Beberapa waktu terakhir ini kita disuguhkan berita-berita adanya fenomena Begal (perampok) jalanan, khususnya kendaraan roda dua (sepeda motor). Biasanya kelompok begal ini beroperasi tengah malam, mulai jalm 22.00 hingga jam 04.00 pagi. Mereka biasanya bergerombol dan mencari mangsanya di jalan raya yang sepi. Dengan cara mepepet mangsanya lalu mengejar dan bahkan melakukan kekerasan yang tidak jarang membunuh hingga berjatuhan korban jiwa. Kawasan yang mula-mula rawan begal adalah Depok. Tapi kini sudah merambah ke berbagai wilayah Jabodetabek. Daerah-daerah di Jakarta yang biasanya jarang terjadi kejahatan, sekarang mulai rawan kejahatan begal. Walau para pimpinan daerah mengatakan bahwa wilayahnya aman-aman saja tapi tetap saja tidak aman bagi warganya, seperti pernyataan Walikota Depok Nurmahmudi yang mengatakan bahwa Depok aman. Aman buat Pak Walkot barangkali, tapi bagi warga Depok yang bekerja di Jakarta atau tempat lain yang biasanya baru pulang di malam hari jelas-jelas tidak aman bagi mereka, bukan hanya keamanaan harta benda ,ereka tapi juga keamanan nyawa.
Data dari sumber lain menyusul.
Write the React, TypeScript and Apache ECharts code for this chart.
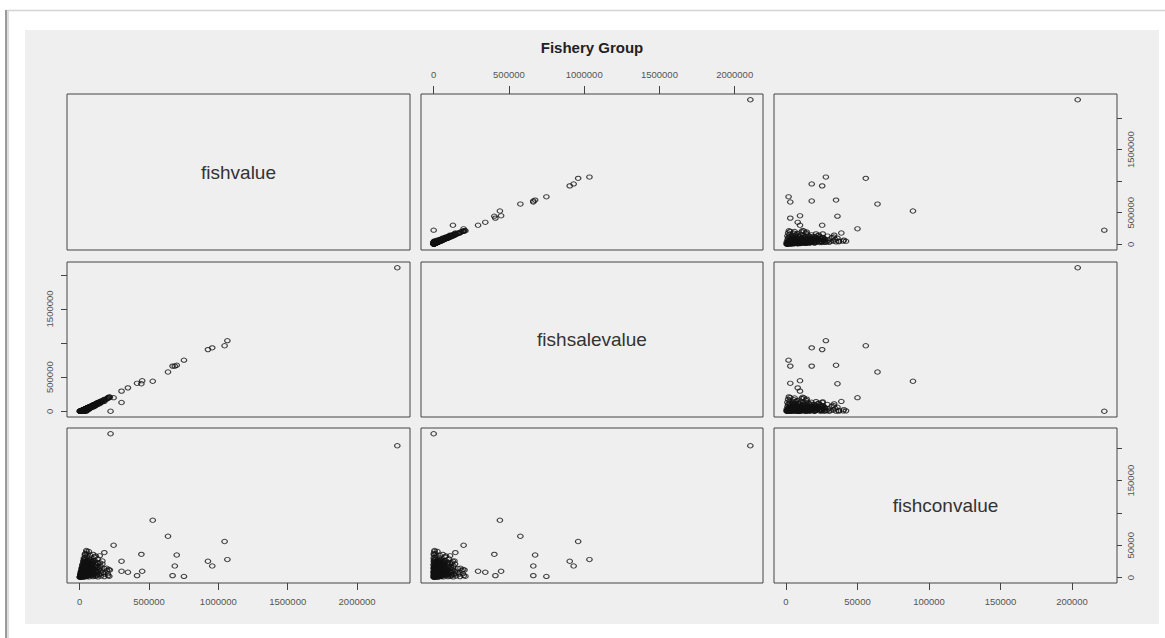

Kejahatan dan penjahat atau begal sesantiasa selalu ada selama manusia jahat masih bergentayangan. Tentu saja hal ini menyangkut keamanan wilayah yang dilakukan oleh kepolisian dari tingkat terendah seperti polsek di setiap kecamatan, bahkan ada juga di tingkat yang lebih bawah seperti kawasan yang ada dibawah kecamatan, hingga Polres di tingkat Wilayah Kota/Kabupaten maupun Polda di tingkat Propinsi.
Berita-berita mengenai fenomena begal ini semakin hari semakin marak. Baik di wilayah-wilayah rawan kejahatan begal. Karena semakin maraknya kejahatan begal, masyarakat juga semakin geram dan benci sama penjahat tersebut. Hal ini dengan adanya hukuman langsung dari masyarakat yang jika berhasil menangkap mereka dengan hukuman membakar mereka hidup-hidup. Budaya bangsa kita tidak ada kekejaman dengan membakar orang walaupun itu penjahat bajingan kelas kakap. Namun, karena sudah kelewatan kejahatan mereka (yang sengaja direncanakan) maka hukuman yang paling keji pun dilakukan masyarakat seperti yang terjadi terhadap begal di Tangsel. Memang pihak-pihak tertentu menghimbau dan mengeluarkan berbagai kawasan rawan begal yang diinformasikan kepada pengguna jalan, khususnya beroda dua agar tidak menggunakan jalan tersebut di waktu malam jika sendirian.
Tentu masyarakat juga bertanya-tanya dimanakah dan kemanakah Pak Polisi. Apakah Kapolres dan Kapolsek tidak memerintahkan anak buahnya untuk berpatroli di kawasan rawan begal tersebut. Hal ini pasti dilakukan oleh pimpinan polisi di tingkat tersebut. Tapi di tengah situasi gonjang-ganjing ketegangan antara Polisi dengan KPK yang tentu saja menyita waktu dan pikiran para pembesar polisi dan juga media dan lain-lain, sehingga situasi ini dimanfaatkan oleh penjahat dan begal untuk melakukan aksi tindak kejahatannya. Tentu saja masyarakat meminta polisi untuk tetap waspada jangan sampai kalah sama penjahat kecuali polisi jahat yang boleh jadi menjadi backing para penjahat. Jeruk makan jeruk.
Polisi tetap diminta untuk melaksanakan fungsi menjaga keamanan, selain fungsi-fungsi lainnya. Sehingga antara polisi 'kecil' - maksud saya yang bertugas di bawah jangan meniru para petingginya yang berseteru dengan sesama penegak hukum lainnya. Biarlah itu urusan mereka. Mari tetap melaksanakan tugas pengamanan masyarakat, jika dilakukan dengan ikhlas pasti akan membalas balasan di dunia oleh Tuhan dan juga pasti di akherat kelak. Memang godaan iblisnya juga tidak kalah hebat.